Task to carry out → Tell how many lines in the data below hold the string "this"; give nothing but the number.
+++ Supplied information +++
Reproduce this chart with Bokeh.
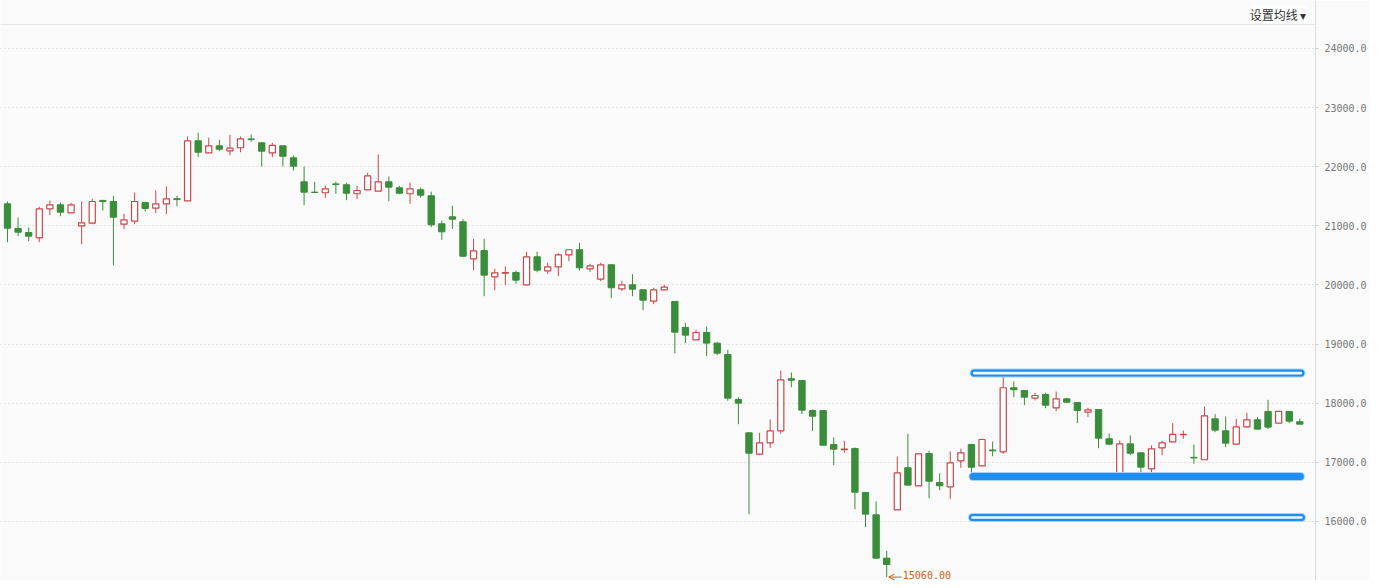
+++
+++ Supplied information +++
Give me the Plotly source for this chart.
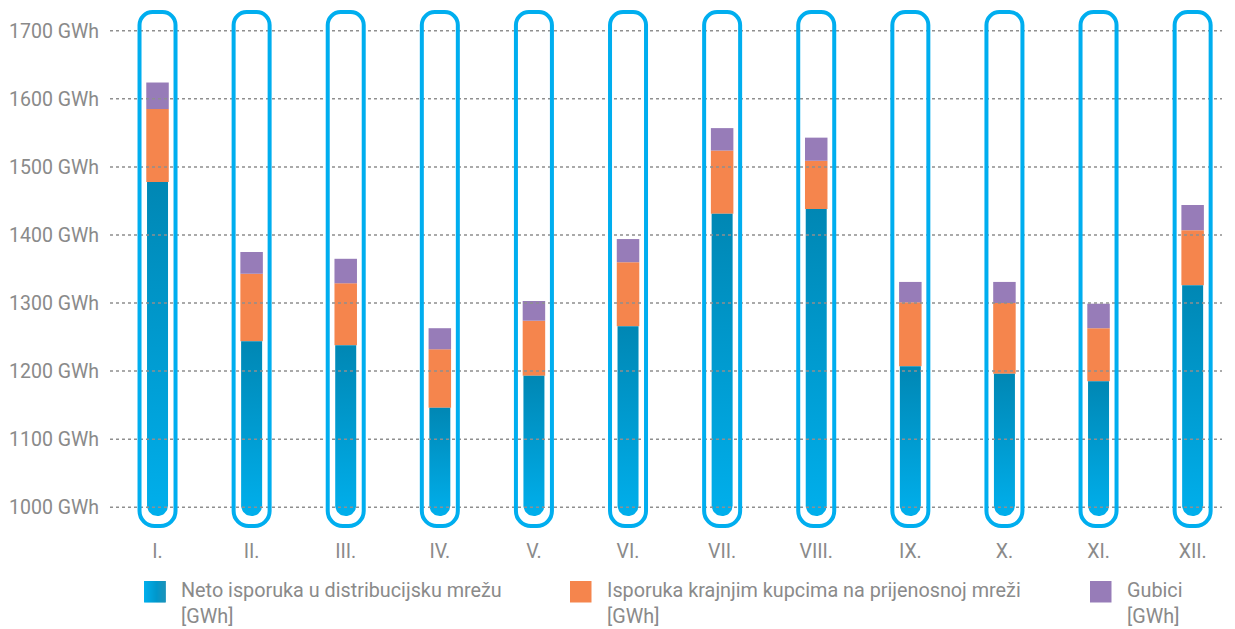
+++
+++ Supplied information +++
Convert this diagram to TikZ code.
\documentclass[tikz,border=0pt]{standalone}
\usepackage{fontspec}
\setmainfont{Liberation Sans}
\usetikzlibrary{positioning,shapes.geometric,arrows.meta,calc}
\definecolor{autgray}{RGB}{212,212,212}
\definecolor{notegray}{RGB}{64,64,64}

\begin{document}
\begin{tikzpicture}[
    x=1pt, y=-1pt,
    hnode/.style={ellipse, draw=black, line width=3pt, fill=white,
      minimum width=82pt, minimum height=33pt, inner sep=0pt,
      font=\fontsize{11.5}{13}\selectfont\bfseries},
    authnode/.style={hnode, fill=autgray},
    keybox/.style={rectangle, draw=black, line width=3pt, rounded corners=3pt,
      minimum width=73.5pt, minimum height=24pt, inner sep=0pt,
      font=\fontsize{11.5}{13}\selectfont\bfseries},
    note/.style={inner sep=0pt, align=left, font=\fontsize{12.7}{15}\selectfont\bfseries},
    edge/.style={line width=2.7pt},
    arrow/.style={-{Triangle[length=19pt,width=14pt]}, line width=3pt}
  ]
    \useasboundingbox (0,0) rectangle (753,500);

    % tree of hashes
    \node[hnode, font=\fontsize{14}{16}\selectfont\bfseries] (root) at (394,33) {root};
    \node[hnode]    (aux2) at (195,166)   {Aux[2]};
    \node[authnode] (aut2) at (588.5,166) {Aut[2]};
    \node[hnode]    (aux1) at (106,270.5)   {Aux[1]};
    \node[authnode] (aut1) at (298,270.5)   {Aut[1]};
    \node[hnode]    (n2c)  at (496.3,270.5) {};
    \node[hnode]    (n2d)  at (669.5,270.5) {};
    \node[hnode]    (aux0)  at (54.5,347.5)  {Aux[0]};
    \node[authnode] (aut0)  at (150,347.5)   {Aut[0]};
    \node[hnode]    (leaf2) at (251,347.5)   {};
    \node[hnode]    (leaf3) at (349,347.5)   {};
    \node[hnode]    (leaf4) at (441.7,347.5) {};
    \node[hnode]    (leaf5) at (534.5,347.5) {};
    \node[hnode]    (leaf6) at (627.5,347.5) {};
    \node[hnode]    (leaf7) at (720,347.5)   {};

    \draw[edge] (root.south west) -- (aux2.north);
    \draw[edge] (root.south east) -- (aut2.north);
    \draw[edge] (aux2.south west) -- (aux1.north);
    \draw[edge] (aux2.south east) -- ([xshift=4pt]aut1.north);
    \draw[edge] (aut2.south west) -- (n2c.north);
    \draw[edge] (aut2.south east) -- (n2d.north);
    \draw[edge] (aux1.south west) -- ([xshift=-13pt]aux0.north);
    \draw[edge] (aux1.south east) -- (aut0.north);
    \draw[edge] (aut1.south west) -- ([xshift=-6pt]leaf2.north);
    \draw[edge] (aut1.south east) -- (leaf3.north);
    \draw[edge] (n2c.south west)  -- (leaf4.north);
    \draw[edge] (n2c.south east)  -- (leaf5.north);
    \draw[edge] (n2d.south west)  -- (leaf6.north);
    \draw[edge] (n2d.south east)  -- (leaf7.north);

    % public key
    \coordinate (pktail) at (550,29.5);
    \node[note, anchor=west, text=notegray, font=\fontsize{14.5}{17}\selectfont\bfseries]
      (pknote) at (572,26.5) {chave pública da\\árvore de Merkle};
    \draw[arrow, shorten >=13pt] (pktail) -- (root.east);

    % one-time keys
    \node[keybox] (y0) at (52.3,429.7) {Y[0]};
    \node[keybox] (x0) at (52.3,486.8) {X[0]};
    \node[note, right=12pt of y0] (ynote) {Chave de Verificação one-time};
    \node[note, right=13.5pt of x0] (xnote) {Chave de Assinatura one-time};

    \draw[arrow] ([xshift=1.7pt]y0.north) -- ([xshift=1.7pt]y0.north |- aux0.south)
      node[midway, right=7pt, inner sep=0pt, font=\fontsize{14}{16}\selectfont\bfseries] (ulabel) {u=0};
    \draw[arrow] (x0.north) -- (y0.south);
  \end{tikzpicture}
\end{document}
+++
Worked answer → 3